Bigfork High School honors vets
Heroes were the theme of the day at Bigfork High School on Thursday.
The local heroes were Lawrence Kotecki, Don Torgerson, Larry Roedel, William "Lee" Searcy and Kenneth Caverly.
Each man's military service was honored with dignity and distinction at a Veterans' Day assembly researched, prepared and presented by Bigfork juniors through Mary Sullivan's English 3 class.
Each of these men attended on Thursday because they could.
Matthew Edward Saltz was honored because he could not.
In his stead came his parents, Richard and Cathy Saltz. The Bigfork family will observe the first anniversary of their son's death on Dec. 22.
Army 1st Lt. Saltz, posthumously promoted to captain, was the first Montana casualty of the Iraq war. Killed when a roadside bomb ripped through his Humvee as the 1st Armored Division rolled into Baghdad, the 27-year-old soldier fell along with another soldier and an Iraqi translator.
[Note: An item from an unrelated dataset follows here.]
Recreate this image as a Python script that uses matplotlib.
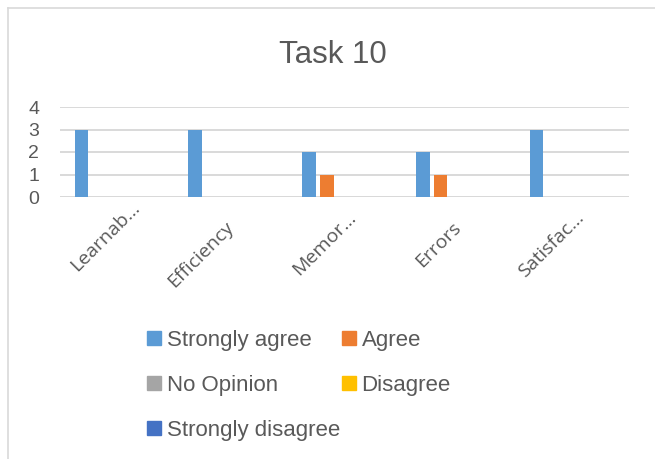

Two more were wounded.
"He had made peace with mortality," Jamie Morgenstern told the gymnasium full of students, veterans and community members gathered for the Nov. 11 Veterans Day observance.
Saltz and his companions were well-armed, not because they had guns and grenades, but because they believed they were making a difference.
"We didn't need anyone to believe in us, because we believed in ourselves," the 1995 Bigfork graduate had said. "That's what makes the difference between success and failure."
That statement was part of a video sketch of Saltz's life and service, produced by Bigfork juniors for the assembly.
The video began with a baby photo, took him though Little League and high school football, showed the young man with his dog and in U.S. Forest Service firefighter yellow. He was proud in his fatigues with his fellow soldiers, with his family and solo.
All these and more images, coordinated to the song "Remember Me," faded out on a close-up of Saltz, smiling in his dress uniform.
Afterward, Dick and Cathy Saltz received a handsomely framed work of art: Bigfork senior Kristin Kuhn's beautiful pencil sketch of their son as a soldier.
Cathy Saltz was honored along with LaDon Hardman as Gold Star Mothers, who have lost a son while they were fighting for their country.
Hardman was there with her husband, Kenneth, who was honored himself as a Navy veteran of World War II. Hardman knows exactly how old his son, Danial, an Air Force C-147 crew chief, was when he was killed Dec. 28, 1974, in Vietnam - 25 years, 5 months, 13 days.
Remembrances such as these are important to freedom-loving people.
"We have a lot of differences of opinion," especially though the recent presidential election, Bigfork Principal Thom Peck told Thursday's crowd. "But today we are all of one opinion. We are here to honor America and America's veterans."
Sullivan piloted her classes through their work, a part of the Montana Heritage Project that is archiving the state's human history. She noted a common denominator in interviews with this year's five veterans who cooperated with the students compiling their oral histories.
"None of them talked of war in heroic terms," she said. "None of them called themselves heroes."
They were scared, hurt, cold, lonely soldiers, Sullivan said - and aching for the families back home, who themselves were torn apart by divisive wars.
The student-written oral histories gave glimpses into the lives of those soldiers, some as many as five or six decades later.
Kotecki, in the Navy during World War II, said "we weren't there for a medal," Allie Wilson read in his oral history. "We were just doing our job."
Torgerson's history, read by his grandson Erik Torgerson, brought out the front-line, hand-to-hand horrors seldom glimpsed by non-military combatants.
"We had been told (as we grew up) to be good, then we were sent in to kill the enemy," said the Marine Corps and Navy veteran who enlisted in 1942. "It's kind of rough when you're just - I was only 21 - and that's your purpose, to go in and kill people."
Roedel was a Navy man in Korea, his son, Nathan Thompson told the assembly. He liked his job, but found the greatest satisfaction in "bringing boys home who had served their tour of duty."
Searcy, a Marine in Vietnam, took a shell in the arm early in his own tour of duty. His generation came home to something new for veterans, jeers instead of cheers.
"There's a lot wrong with this country," he told the oral history compilers, "but it's still the most glorious place on earth."
Caverly still is serving his country, as an active duty National Guardsman in Iraq. Soon after arriving, his supply unit was attacked and forced to respond.
"I hope I never have to do something like that again," he told the students. "That's hard to take, watching someone die."
He added a sentiment bound by neither time, nationality nor locale.
"I sure hope the tour goes fast," Caverly said in his history. "I'm ready to come home."